For various reasons our first stop in Boston was at the public library in Copley Square. It is an architectural wonder, a true monument that easily could have been a cathedral. We could have spent the day there. As I walked those halls I wondered to myself why, in all those eight years living in Boston, I had visited that library only once. I had similar feelings as we toured the historic and beautiful sights of Boston throughout the week. I saw, with the wisdom that the extra 20 years has given me, that I could have done so much more with my time in Boston. Part of me wished, in fleeting flashes of longing, that I might be a 20-something once again, setting foot in the big city for the first time, with the energy and freedom to drink in every experience. Of course, I know when I was there I was drinking in experiences as rapidly as I might. I was studying for a Ph.D. I was traveling to Europe. I was falling in love and getting married. Nothing to regret there. Nothing I would want to change. But still, you can’t help but feel when immersing yourself in your own past, that if you had to do it all over again you could do it better.
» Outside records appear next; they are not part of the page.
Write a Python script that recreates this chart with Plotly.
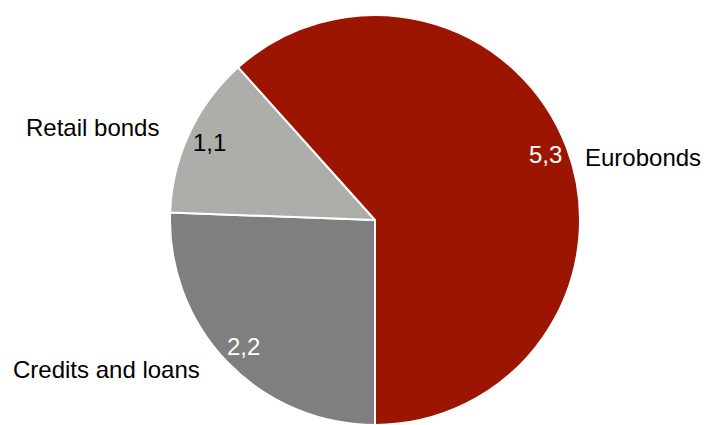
import math
import plotly.graph_objects as go

labels = ["Credits and loans", "Retail bonds", "Eurobonds"]
values = [2.2, 1.1, 5.3]
colors = ["#7F7F7F", "#ADADA9", "#9C1500"]
value_font_colors = ["white", "black", "white"]
# per-label pixel nudges for the category names (layout only)
name_shift = [(-25, -7), (-28, 5), (17, -11)]

W, H = 706, 425
ML, MR, MT, MB = 44, 0, 15, 0
ROT = 180
FONT = "Liberation Sans, Arial"

fig = go.Figure(go.Pie(
    labels=labels, values=values, sort=False, direction="clockwise",
    rotation=ROT, marker=dict(colors=colors, line=dict(color="white", width=2)),
    textinfo="none", hoverinfo="label+value", showlegend=False,
))

pw, ph = W - ML - MR, H - MT - MB
R = min(pw, ph) / 2
cx, cy = ML + pw / 2, MT + ph / 2

def to_paper(px, py):
    return (px - ML) / pw, (H - MB - py) / ph

total = sum(values)
start = ROT
annotations = []
for i, (lab, v) in enumerate(zip(labels, values)):
    span = v / total * 360
    mid = math.radians(start + span / 2)
    start += span
    # value label inside, near the rim
    r_in = 0.89 * R
    px, py = cx + r_in * math.sin(mid), cy - r_in * math.cos(mid)
    x, y = to_paper(px, py)
    annotations.append(dict(x=x, y=y, xref="paper", yref="paper",
                            text=f"{v:.1f}".replace(".", ","), showarrow=False,
                            font=dict(family=FONT, size=24, color=value_font_colors[i]),
                            xanchor="center", yanchor="middle"))
    # category label outside
    px, py = cx + R * math.sin(mid), cy - R * math.cos(mid)
    x, y = to_paper(px, py)
    right_side = math.sin(mid) > 0
    annotations.append(dict(x=x, y=y, xref="paper", yref="paper", text=lab,
                            showarrow=False,
                            font=dict(family=FONT, size=24, color="black"),
                            xanchor="left" if right_side else "right", yanchor="middle",
                            xshift=name_shift[i][0], yshift=name_shift[i][1]))

fig.update_layout(
    width=W, height=H, margin=dict(l=ML, r=MR, t=MT, b=MB),
    paper_bgcolor="white", plot_bgcolor="white",
    annotations=annotations,
)
fig.write_html("out.html")
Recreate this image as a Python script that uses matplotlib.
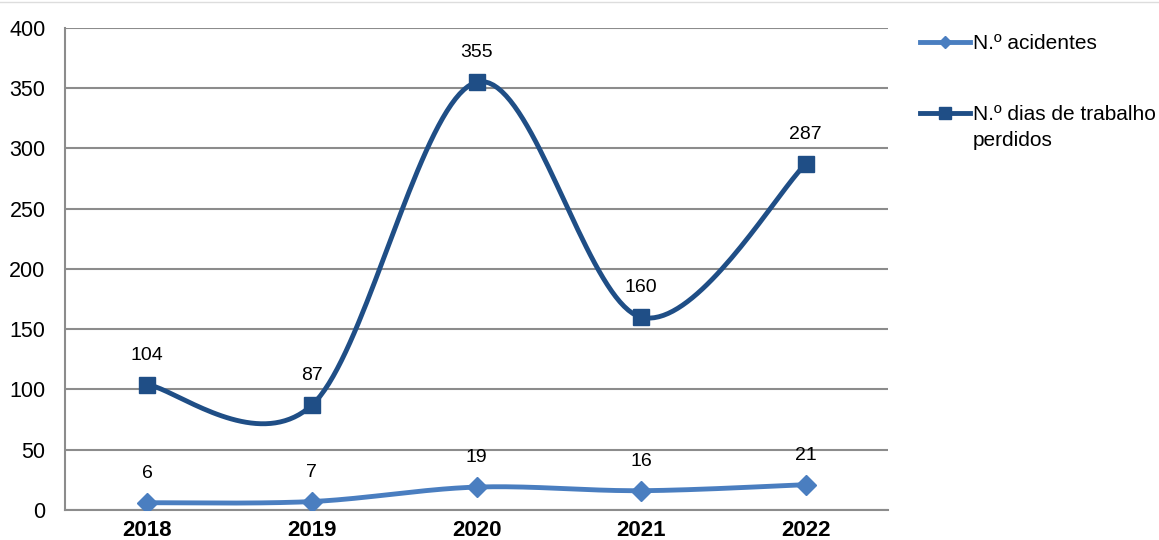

The second emotion was one that I don’t really have a word for. A heartbreaking joy.
Later that first day we went to the church – Marsh Chapel at Boston University – where we were married. As we stood together before the altar where 21 years ago we said our vows, the tears flowed. I could still grab hold of thin tendrils of memory from that day. I could feel what it was like to watch my bride appear at the back of the church and walk down that aisle, what it was like to take her hands at the altar and then give her our first kiss as a married couple, even what it was like to lay down in the back pew after passing out during the receiving line! It was a joy, because I was so happy to be in the place that started the best part of my life. It was a heartbreaking joy, because I longed to experience that moment again. To re-live it, not to try to improve on it, but just to experience that moment once more.
The third emotion was awe.
I was not in awe of the city, though there is much there that is amazing. I was not in awe of the memories. I was in awe of the human ability to reach across time and connect with events that had happened twenty years before. It was a strange and profound feeling to walk down streets where so much had happened, to walk into rooms where life had been lived. Streets and buildings and rooms that have no connection to my now – other people live and work there, and they will never know me – but that are ghosts of my past, welcoming me for a visit. Before this trip I often felt that I am a different person now than I was in my youth. I have grown in learning and wisdom, as well as in girth. I have worn down in some ways and improved in others. I abide in a new place and have new friends and live a new life. But I was wrong. I am the same person I was then. My past is more than snapshots and anecdotes, fuzzy memories fading like writing on a subway wall. My past is knitted into the fabric of my being. I am now and always will be the grad student in Boston. I am now and always will be the kid in the mountains of Colorado. I am now and always will be the husband and father in South Carolina. All rolled up into one. And the best part about it is that if I embrace that past and reflect on it and truly own it, I can use it to help make my now the best that it can possibly be, for me and my family.
So, yes, it was our best family vacation ever. They say you can’t go back. But you can. You can go back, and you can take your family too.